THE REQUEST:
Exclude the pictures, then repeat the remaining data exactly.

SUPPLIED MATERIAL:
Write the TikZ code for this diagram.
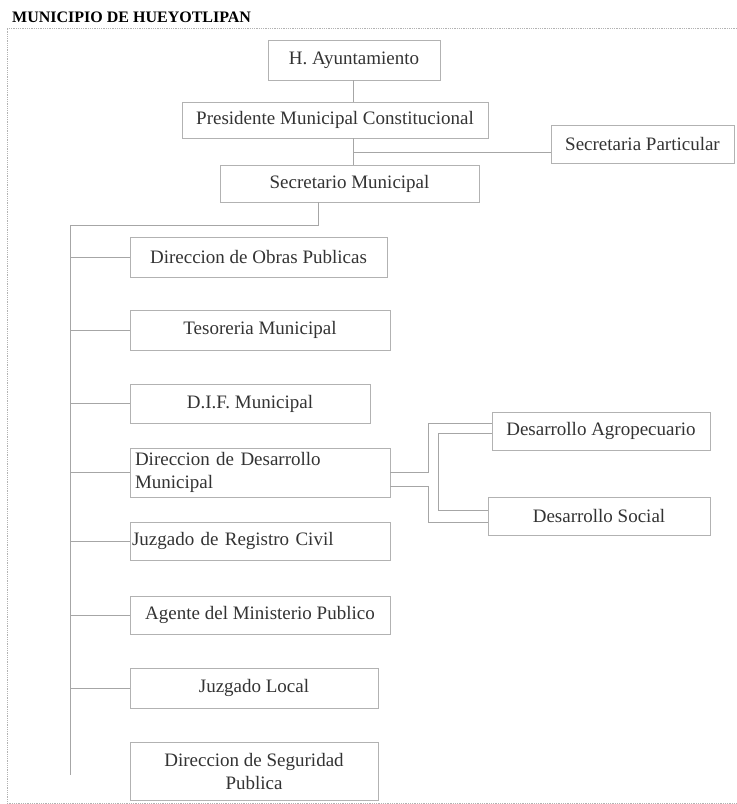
\documentclass[tikz,border=0pt]{standalone}
\usepackage{fontspec}
\setmainfont{Liberation Serif}
\begin{document}
\begin{tikzpicture}[x=1pt,y=-1pt,
    cargo/.style={draw=black!30,line width=0.8pt,inner sep=2pt,font=\fontsize{19}{23}\selectfont,text=black!80,align=center},
    conn/.style={black!35,line width=0.7pt},
    marco/.style={black!30,densely dotted,line width=0.8pt}]
    \useasboundingbox (0,0) rectangle (737,804);
    % marco de la hoja
    \draw[marco] (737,28) -- (7,28) -- (7,803) -- (737,803);
    \node[anchor=west,font=\fontsize{16}{18}\selectfont\bfseries,inner sep=0pt] (titulo) at (12,17) {MUNICIPIO DE HUEYOTLIPAN};
    % nodos superiores
    \node[cargo,minimum width=172,minimum height=40] (hay) at (354,60) {H. Ayuntamiento};
    \node[cargo,minimum width=306,minimum height=36] (pres) at (335,120) {Presidente Municipal Constitucional};
    \node[cargo,minimum width=183,minimum height=38] (spart) at (642.5,144) {Secretaria Particular};
    \node[cargo,minimum width=259,minimum height=37] (smun) at (349.5,183.5) {Secretario Municipal};
    % direcciones
    \node[cargo,minimum width=257,minimum height=40] (obras) at (258.5,257) {Direccion de Obras Publicas};
    \node[cargo,minimum width=260,minimum height=40] (teso) at (260,330) {Tesoreria Municipal};
    \node[cargo,minimum width=240,minimum height=39] (dif) at (250,403.5) {D.I.F. Municipal};
    \node[cargo,minimum width=260,minimum height=49,text width=250,align=left] (ddm) at (260,472.5) {Direccion de Desarrollo\\Municipal};
    \node[cargo,minimum width=260,minimum height=38,text width=256,align=left] (jrc) at (260,541) {Juzgado de Registro Civil};
    \node[cargo,minimum width=260,minimum height=38] (amp) at (260,615) {Agente del Ministerio Publico};
    \node[cargo,minimum width=248,minimum height=40] (jloc) at (254,688) {Juzgado Local};
    \node[cargo,minimum width=248,minimum height=58] (dsp) at (254,771) {Direccion de Seguridad\\Publica};
    \node[cargo,minimum width=218,minimum height=38] (dagro) at (601,431) {Desarrollo Agropecuario};
    \node[cargo,minimum width=222,minimum height=38] (dsoc) at (599,516) {Desarrollo Social};
    % conectores
    \coordinate (ttop) at (70,225);
    \coordinate (tbot) at (70,775);
    \coordinate (eje) at (353,0);
    \draw[conn] (eje |- hay.south) -- (eje |- pres.north);
    \draw[conn] (eje |- pres.south) -- (eje |- smun.north);
    \draw[conn] ([yshift=-8pt]eje |- spart.west) -- ([yshift=-8pt]spart.west);
    \draw[conn] ([xshift=-31pt]smun.south) |- (ttop) -- (tbot);
    \foreach \n in {obras,teso,dif,ddm,jrc,amp,jloc}
        \draw[conn] (ttop |- \n.west) -- (\n.west);
    \coordinate (bra) at (428,0);
    \coordinate (brb) at (438,0);
    \draw[conn] (ddm.east) -- (bra |- ddm.east) |- ([yshift=8pt]dagro.west);
    \draw[conn] ([yshift=-13.5pt]ddm.east) -- ([yshift=-13.5pt]bra |- ddm.east) |- ([yshift=-6pt]dsoc.west);
    \draw[conn] ([yshift=-2pt]dagro.west) -| ([yshift=6pt]brb |- dsoc.west) -- ([yshift=6pt]dsoc.west);
\end{tikzpicture}
\end{document}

RESPONSE:
Write the TikZ code for this diagram.
\documentclass[tikz,border=0pt]{standalone}
\usepackage{fontspec}
\setmainfont{Liberation Serif}
\begin{document}
\begin{tikzpicture}[x=1pt,y=-1pt,
    cargo/.style={draw=black!30,line width=0.8pt,inner sep=2pt,font=\fontsize{19}{23}\selectfont,text=black!80,align=center},
    conn/.style={black!35,line width=0.7pt},
    marco/.style={black!30,densely dotted,line width=0.8pt}]
    \useasboundingbox (0,0) rectangle (737,804);
    % marco de la hoja
    \draw[marco] (737,28) -- (7,28) -- (7,803) -- (737,803);
    \node[anchor=west,font=\fontsize{16}{18}\selectfont\bfseries,inner sep=0pt] (titulo) at (12,17) {MUNICIPIO DE HUEYOTLIPAN};
    % nodos superiores
    \node[cargo,minimum width=172,minimum height=40] (hay) at (354,60) {H. Ayuntamiento};
    \node[cargo,minimum width=306,minimum height=36] (pres) at (335,120) {Presidente Municipal Constitucional};
    \node[cargo,minimum width=183,minimum height=38] (spart) at (642.5,144) {Secretaria Particular};
    \node[cargo,minimum width=259,minimum height=37] (smun) at (349.5,183.5) {Secretario Municipal};
    % direcciones
    \node[cargo,minimum width=257,minimum height=40] (obras) at (258.5,257) {Direccion de Obras Publicas};
    \node[cargo,minimum width=260,minimum height=40] (teso) at (260,330) {Tesoreria Municipal};
    \node[cargo,minimum width=240,minimum height=39] (dif) at (250,403.5) {D.I.F. Municipal};
    \node[cargo,minimum width=260,minimum height=49,text width=250,align=left] (ddm) at (260,472.5) {Direccion de Desarrollo\\Municipal};
    \node[cargo,minimum width=260,minimum height=38,text width=256,align=left] (jrc) at (260,541) {Juzgado de Registro Civil};
    \node[cargo,minimum width=260,minimum height=38] (amp) at (260,615) {Agente del Ministerio Publico};
    \node[cargo,minimum width=248,minimum height=40] (jloc) at (254,688) {Juzgado Local};
    \node[cargo,minimum width=248,minimum height=58] (dsp) at (254,771) {Direccion de Seguridad\\Publica};
    \node[cargo,minimum width=218,minimum height=38] (dagro) at (601,431) {Desarrollo Agropecuario};
    \node[cargo,minimum width=222,minimum height=38] (dsoc) at (599,516) {Desarrollo Social};
    % conectores
    \coordinate (ttop) at (70,225);
    \coordinate (tbot) at (70,775);
    \coordinate (eje) at (353,0);
    \draw[conn] (eje |- hay.south) -- (eje |- pres.north);
    \draw[conn] (eje |- pres.south) -- (eje |- smun.north);
    \draw[conn] ([yshift=-8pt]eje |- spart.west) -- ([yshift=-8pt]spart.west);
    \draw[conn] ([xshift=-31pt]smun.south) |- (ttop) -- (tbot);
    \foreach \n in {obras,teso,dif,ddm,jrc,amp,jloc}
        \draw[conn] (ttop |- \n.west) -- (\n.west);
    \coordinate (bra) at (428,0);
    \coordinate (brb) at (438,0);
    \draw[conn] (ddm.east) -- (bra |- ddm.east) |- ([yshift=8pt]dagro.west);
    \draw[conn] ([yshift=-13.5pt]ddm.east) -- ([yshift=-13.5pt]bra |- ddm.east) |- ([yshift=-6pt]dsoc.west);
    \draw[conn] ([yshift=-2pt]dagro.west) -| ([yshift=6pt]brb |- dsoc.west) -- ([yshift=6pt]dsoc.west);
\end{tikzpicture}
\end{document}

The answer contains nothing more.